**** Collected data ****

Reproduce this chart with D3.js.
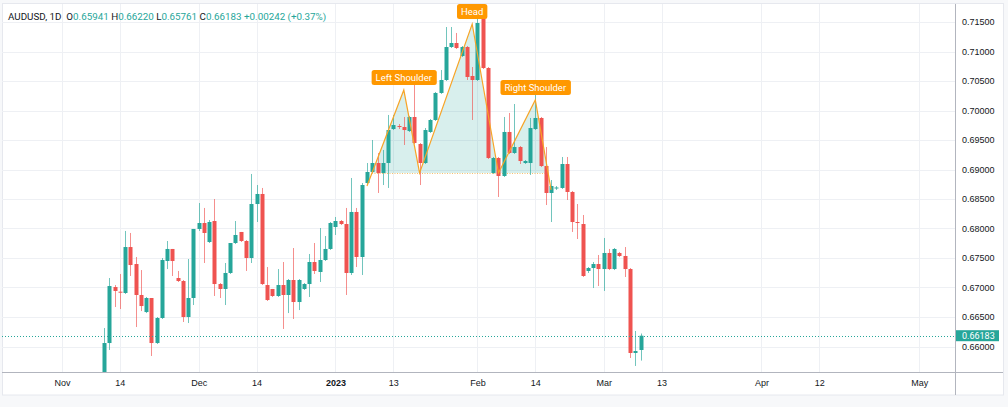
<!DOCTYPE html>
<html>
<head>
<meta charset="utf-8">
<script src="https://cdn.jsdelivr.net/npm/d3@7"></script>
<style>
  body { margin: 0; background: #fff; }
  svg { display: block; font-family: Roboto, "Liberation Sans", sans-serif; }
  .axis text { fill: #131722; font-size: 9px; }
</style>
</head>
<body>
<div id="chart"></div>
<script>
// daily bars, index 0 = Nov 10 2022 (Sun-Fri sessions)
var opens = [
  0.65415,0.66059,0.67008,0.66929,0.66907,0.67686,0.67398,0.66873,0.66584,0.66822,
  0.66059,0.66483,0.67449,0.67653,0.67161,0.67110,0.66500,0.66822,0.67992,0.68093,
  0.67771,0.68127,0.67059,0.66975,0.67246,0.67754,0.67941,0.67788,0.67500,0.68415,
  0.68585,0.67042,0.66975,0.66856,0.67042,0.66873,0.67127,0.66754,0.66975,0.67059,
  0.67432,0.67263,0.67466,0.67653,0.68025,0.68127,0.68076,0.67246,0.68280,0.67517,
  0.68771,0.68958,0.69110,0.68941,0.69110,0.69686,0.69737,0.69720,0.69652,0.69890,
  0.69432,0.69110,0.69636,0.69839,0.70297,0.70517,0.71076,0.71144,0.70924,0.71076,
  0.70585,0.70517,0.71568,0.70720,0.68941,0.69195,0.68890,0.69636,0.69280,0.69381,
  0.69110,0.69110,0.69686,0.69873,0.69059,0.68602,0.68678,0.68687,0.69093,0.68619,
  0.68110,0.68076,0.67280,0.67330,0.67398,0.67313,0.67585,0.67313,0.67585,0.67534,
  0.67313,0.65890,0.65941
];
var highs = [
  0.66313,0.67161,0.67042,0.67229,0.67958,0.67924,0.67517,0.67296,0.66839,0.66822,
  0.66500,0.67500,0.67788,0.67653,0.67280,0.67127,0.67483,0.67992,0.68432,0.68348,
  0.68144,0.68500,0.67076,0.67415,0.67754,0.68127,0.67941,0.67805,0.68924,0.68737,
  0.68687,0.67347,0.66975,0.67313,0.67432,0.67144,0.67669,0.67144,0.67076,0.67568,
  0.67754,0.68008,0.67873,0.68110,0.68195,0.68144,0.68348,0.68856,0.68348,0.68771,
  0.69110,0.69500,0.69280,0.69331,0.69924,0.69924,0.69771,0.69890,0.69907,0.70483,
  0.69449,0.69703,0.69856,0.70314,0.70686,0.71415,0.71415,0.71314,0.71093,0.71093,
  0.70737,0.71568,0.71585,0.70737,0.69212,0.69212,0.69890,0.69958,0.70110,0.69398,
  0.69161,0.69873,0.70263,0.69890,0.69381,0.68822,0.68720,0.69212,0.69212,0.68636,
  0.68415,0.68229,0.67347,0.67432,0.67551,0.67839,0.67653,0.67669,0.67602,0.67686,
  0.67330,0.66263,0.66220
];
var lows = [
  0.65381,0.65941,0.66669,0.66635,0.66890,0.67195,0.66330,0.66601,0.66567,0.65839,
  0.66042,0.66466,0.67313,0.67195,0.67093,0.66415,0.66398,0.66703,0.67958,0.67415,
  0.67754,0.66856,0.66822,0.66703,0.67229,0.67737,0.67771,0.67280,0.67415,0.68110,
  0.67042,0.66771,0.66839,0.66839,0.66297,0.66567,0.66466,0.66618,0.66958,0.66839,
  0.67229,0.67093,0.67449,0.67636,0.67890,0.68059,0.66873,0.67212,0.67347,0.67212,
  0.68754,0.68941,0.68602,0.68737,0.68687,0.69669,0.69686,0.69415,0.69636,0.69432,
  0.68737,0.69093,0.69619,0.69822,0.70280,0.70500,0.71059,0.71042,0.70907,0.70517,
  0.69839,0.70500,0.70703,0.69178,0.68924,0.68534,0.68873,0.69263,0.69263,0.69093,
  0.69093,0.68907,0.69669,0.69042,0.68398,0.68110,0.68653,0.68670,0.68483,0.67941,
  0.67822,0.67178,0.67246,0.66991,0.67025,0.66941,0.67296,0.67296,0.67517,0.67178,
  0.65805,0.65670,0.65761
];
var closes = [
  0.66059,0.67025,0.66941,0.66912,0.67686,0.67381,0.66873,0.66686,0.66822,0.66059,
  0.66483,0.67466,0.67653,0.67449,0.67110,0.66500,0.66822,0.67992,0.68093,0.67924,
  0.68110,0.67059,0.66975,0.67246,0.67754,0.67890,0.67788,0.67500,0.68415,0.68585,
  0.67059,0.66788,0.66856,0.67042,0.66873,0.67127,0.66754,0.67127,0.67059,0.67432,
  0.67280,0.67466,0.67653,0.68093,0.68127,0.68076,0.67246,0.68280,0.67517,0.68737,
  0.68958,0.69110,0.68941,0.69110,0.69669,0.69754,0.69720,0.69669,0.69890,0.69449,
  0.69110,0.69669,0.69839,0.70297,0.70517,0.71076,0.71144,0.71059,0.71076,0.70568,
  0.70517,0.71483,0.70720,0.69195,0.69195,0.68890,0.69636,0.69280,0.69381,0.69144,
  0.69144,0.69703,0.69873,0.69059,0.68602,0.68720,0.68695,0.69093,0.68619,0.68110,
  0.68093,0.67195,0.67330,0.67398,0.67313,0.67585,0.67313,0.67653,0.67534,0.67313,
  0.65890,0.65924,0.66183
];

// axis ticks
var yTicks = [0.715, 0.71, 0.705, 0.70, 0.695, 0.69, 0.685, 0.68, 0.675, 0.67, 0.665, 0.66];
var xTickIdx = [-8, 3, 18, 29, 44, 55, 71, 82, 95, 106, 125, 136, 155];
var xTickLabels = ["Nov", "14", "Dec", "14", "2023", "13", "Feb", "14", "Mar", "13", "Apr", "12", "May"];

// head & shoulders drawing (bar index, price)
var hsIdx = [50, 57, 60, 70, 75, 82, 85];
var hsPrice = [0.68720, 0.70347, 0.68941, 0.71466, 0.68941, 0.70178, 0.68653];
var hsLabels = [{at: 1, text: "Left Shoulder"}, {at: 3, text: "Head"}, {at: 5, text: "Right Shoulder"}];

var lastPrice = 0.66183;
var header = [
  ["AUDUSD, 1D ", "#131722"], [" O", "#131722"], ["0.65941", "#26a69a"],
  [" H", "#131722"], ["0.66220", "#26a69a"], [" L", "#131722"], ["0.65761", "#26a69a"],
  [" C", "#131722"], ["0.66183", "#26a69a"], [" +0.00242 (+0.37%)", "#26a69a"]
];

var up = "#26a69a", down = "#ef5350";
var W = 1008, H = 407;
var plot = {left: 2, top: 4, right: 955, bottom: 372};

var x = d3.scaleLinear().domain([0, 102]).range([104, 640.5]);
var y = d3.scaleLinear().domain([0.66, 0.715]).range([346.5, 22]);

var svg = d3.select("#chart").append("svg")
    .attr("width", W).attr("height", H);

svg.append("rect").attr("width", W).attr("height", H).attr("fill", "#f7f8fa");
svg.append("rect")
    .attr("x", 2.5).attr("y", 3.5).attr("width", 1001).attr("height", 391.5)
    .attr("fill", "#fff").attr("stroke", "#e6e8ee");

svg.append("clipPath").attr("id", "plotclip")
  .append("rect")
    .attr("x", plot.left).attr("y", plot.top)
    .attr("width", plot.right - plot.left).attr("height", plot.bottom - plot.top);

// grid
var grid = svg.append("g").attr("clip-path", "url(#plotclip)");
grid.selectAll(".hg").data(yTicks).enter().append("line")
    .attr("x1", plot.left).attr("x2", plot.right)
    .attr("y1", d => Math.round(y(d)) + 0.5).attr("y2", d => Math.round(y(d)) + 0.5)
    .attr("stroke", "#eef0f4");
grid.selectAll(".vg").data(xTickIdx).enter().append("line")
    .attr("x1", d => Math.round(x(d)) + 0.5).attr("x2", d => Math.round(x(d)) + 0.5)
    .attr("y1", plot.top).attr("y2", plot.bottom)
    .attr("stroke", "#eef0f4");

var g = svg.append("g").attr("clip-path", "url(#plotclip)");

// pattern fill, kept above the neckline
var neck = hsPrice[2];
svg.append("clipPath").attr("id", "neckclip")
  .append("rect")
    .attr("x", plot.left).attr("y", plot.top)
    .attr("width", plot.right - plot.left).attr("height", y(neck) - plot.top);

var hsPts = hsIdx.map((d, i) => [x(d), y(hsPrice[i])]);
var area = d3.area().x(d => d[0]).y0(y(neck)).y1(d => d[1]);
g.append("path")
    .attr("d", area(hsPts))
    .attr("clip-path", "url(#neckclip)")
    .attr("fill", "rgba(38,166,154,0.18)");

// neckline between where the outer legs cross it
function cross(a, b) {
    var t = (y(neck) - a[1]) / (b[1] - a[1]);
    return a[0] + t * (b[0] - a[0]);
}
g.append("line")
    .attr("x1", cross(hsPts[0], hsPts[1])).attr("x2", cross(hsPts[5], hsPts[6]))
    .attr("y1", Math.round(y(neck)) + 0.5).attr("y2", Math.round(y(neck)) + 0.5)
    .attr("stroke", "#f5b14c").attr("stroke-dasharray", "1,1.5").attr("opacity", 0.8);

// candles
var bars = d3.range(opens.length).map(i => ({
    i: i, o: opens[i], h: highs[i], l: lows[i], c: closes[i]
}));
var bw = 4;
var candle = g.selectAll(".candle").data(bars).enter().append("g");
candle.append("line")
    .attr("x1", d => Math.round(x(d.i)) + 0.5).attr("x2", d => Math.round(x(d.i)) + 0.5)
    .attr("y1", d => y(d.h)).attr("y2", d => y(d.l))
    .attr("stroke", d => d.c >= d.o ? up : down)
    .attr("stroke-opacity", 0.65);
candle.append("rect")
    .attr("x", d => Math.round(x(d.i)) + 0.5 - bw / 2)
    .attr("width", bw)
    .attr("y", d => y(Math.max(d.o, d.c)))
    .attr("height", d => Math.max(1, Math.abs(y(d.o) - y(d.c))))
    .attr("fill", d => d.c >= d.o ? up : down);

// pattern line
g.append("path")
    .attr("d", d3.line()(hsPts))
    .attr("fill", "none")
    .attr("stroke", "#f7a427")
    .attr("stroke-width", 1.2);

// labels
var lab = svg.append("g").selectAll(".hslab").data(hsLabels).enter().append("g");
lab.append("text")
    .attr("x", d => hsPts[d.at][0])
    .attr("y", d => hsPts[d.at][1] - 9)
    .attr("text-anchor", "middle")
    .attr("font-size", "9.5px")
    .attr("fill", "#fff")
    .text(d => d.text);
lab.each(function(d) {
    var t = d3.select(this).select("text");
    var bb = t.node().getBBox();
    d3.select(this).insert("rect", "text")
        .attr("x", bb.x - 4).attr("y", hsPts[d.at][1] - 20)
        .attr("width", bb.width + 8).attr("height", 15)
        .attr("rx", 2.5)
        .attr("fill", "#ff9800");
});

// last price line
g.append("line")
    .attr("x1", plot.left).attr("x2", plot.right)
    .attr("y1", Math.round(y(lastPrice)) + 0.5).attr("y2", Math.round(y(lastPrice)) + 0.5)
    .attr("stroke", up).attr("stroke-dasharray", "1,2");

// axes
var yAxis = d3.axisRight(y).tickValues(yTicks).tickFormat(d3.format(".5f")).tickSize(0).tickPadding(7);
svg.append("g").attr("class", "axis")
    .attr("transform", "translate(" + plot.right + ",0)")
    .call(yAxis)
    .call(s => s.select(".domain").remove());

var xAxis = d3.axisBottom(x).tickValues(xTickIdx).tickFormat((d, i) => xTickLabels[i]).tickSize(0).tickPadding(8);
svg.append("g").attr("class", "axis")
    .attr("transform", "translate(0," + plot.bottom + ")")
    .call(xAxis)
    .call(s => s.select(".domain").remove())
    .selectAll("text")
    .attr("font-weight", (d, i) => xTickLabels[i] == "2023" ? "bold" : null);

// axis borders
svg.append("line")
    .attr("x1", plot.left).attr("x2", 1003)
    .attr("y1", plot.bottom + 0.5).attr("y2", plot.bottom + 0.5)
    .attr("stroke", "#b2b5be");
svg.append("line")
    .attr("x1", plot.right + 0.5).attr("x2", plot.right + 0.5)
    .attr("y1", plot.top).attr("y2", 395)
    .attr("stroke", "#b2b5be");

// last price tag
var tagY = y(lastPrice);
svg.append("rect")
    .attr("x", plot.right + 1).attr("y", tagY - 5.5)
    .attr("width", 43).attr("height", 11)
    .attr("fill", up);
svg.append("text")
    .attr("x", plot.right + 7).attr("y", tagY)
    .attr("dy", "0.35em")
    .attr("font-size", "9px")
    .attr("fill", "#fff")
    .text(d3.format(".5f")(lastPrice));

// legend header
var ht = svg.append("text").attr("x", 8).attr("y", 19.5).attr("font-size", "9.8px");
ht.selectAll("tspan").data(header).enter().append("tspan")
    .attr("fill", d => d[1])
    .attr("xml:space", "preserve")
    .text(d => d[0]);
</script>
</body>
</html>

****

Instruction: Each line in the listing above either holds the string "this" or does not; state how many do, giving the number only.

Exercise response: 3